- Stylistic origins: Tex-Mex; mexican cumbia; peruvian cumbia; mariachi; norteña; chunchaca; chicha; techno;
- Cultural origins: Integrated various traditional & nontraditional genres during the mid 1980s in Mexico

= Tecnocumbia =

Music genre

Tecnocumbia is a style of Cumbia where there is a fusion between electronic sounds generated by electronic musical instruments through electronic drums, the electric guitar, synthesisers, and samplers. "Tecnocumbia" was a word developed in Mexico to describe this type of music. However, the style of music was developed throughout South America with different names given to it before the name "Tecnocumbia" was adopted as the single denomination for the music.

In Mexico, it developed as a variant of the Mexican cumbia that started in the early 1980s. The style added electronic instruments along with samplers to the Mexican cumbia music. One of the first musical groups with electrical 1980s sounds was Super Show de los Vazkez from Veracruz, México, formed in 1981, also, other important exponents were Los Temerarios, Los Bukis, Fito Olivares, among others. These groups created several hits with electrical sounds, their fame continues to the end of the 1980s. In the early 1990s, Selena the "Tex-Mex queen," had great musical hits in U.S. and Mexico, her main hits of the tecnocumbia style was "Como la flor" (Like a flower), "Carcacha" (the old car), and, for first time, this genre was called like "Technocumbia" by her, with the musical hit of same name, "Technocumbia".

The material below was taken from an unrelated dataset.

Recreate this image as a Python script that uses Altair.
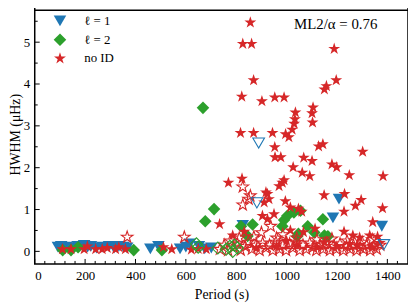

In South America, where the Colombian Cumbia most easily expanded in popularity, different "modern" styles of the original Colombian rhythm were started mainly in the countries of Peru, Ecuador and Bolivia. The Peruvian cumbia, developed in the early 1960s, used electric guitars and synthesisers along with the other classical instruments of the Colombian cumbia in order to create a kind of tropical sound. Variations within the Peruvian cumbia added more tropical rhythms along with a more Andean flavor, which eventually resulted in the creation of the Andean cumbia (Commonly called "Chicha music" in Peru). Using the Andean cumbia as a base, in the middle of the 1990s the Tecnocumbia sprung up in Peru and since then has gone through many changes in Peru and Bolivia. Rossy War was the most important singer of the Peruvian tecnocumbia, she recorded several hits for Peru and Mexico, but her fame was bigger in the U.S.A's Latin community. Finally in the north of Argentina the most recent exponents are the group Kasualidad and Lagrimas.
In Ecuador, this style of music began in 1992 with Grupo Coctel and; later, in 1999 with Sharon la Hechicera and Widinson. They are considered the beginners of this music in Ecuador. After them male and female groups appeared like Tierra Canela, Magia Latina, Las Chicas Dulces, Deseo, Kandela y Son, Yerba Buena, Milenium, Batahola and others singers like Jazmín, Jaime Enrique Aymara, Hipatia Balseca, Sanyi, Mayra Alvarado, Milena, Enrique Augusto, Manolo and Silvana. Nowadays the most important singers of tecnocumbia are Maria de los Angeles, Gerardo Morán, Patty Ray, Omayra, Veronica Bolaños, Katty Egas and Delfin Quishpe.

In Chile, a similar style is known as Sound or Música Tropical.

The Mexican and South American tecnocumbias have similar styles and rhythms, due to them both having the Colombia cumbia as a base, but they developed through different methods independently of each other and do not sound exactly alike.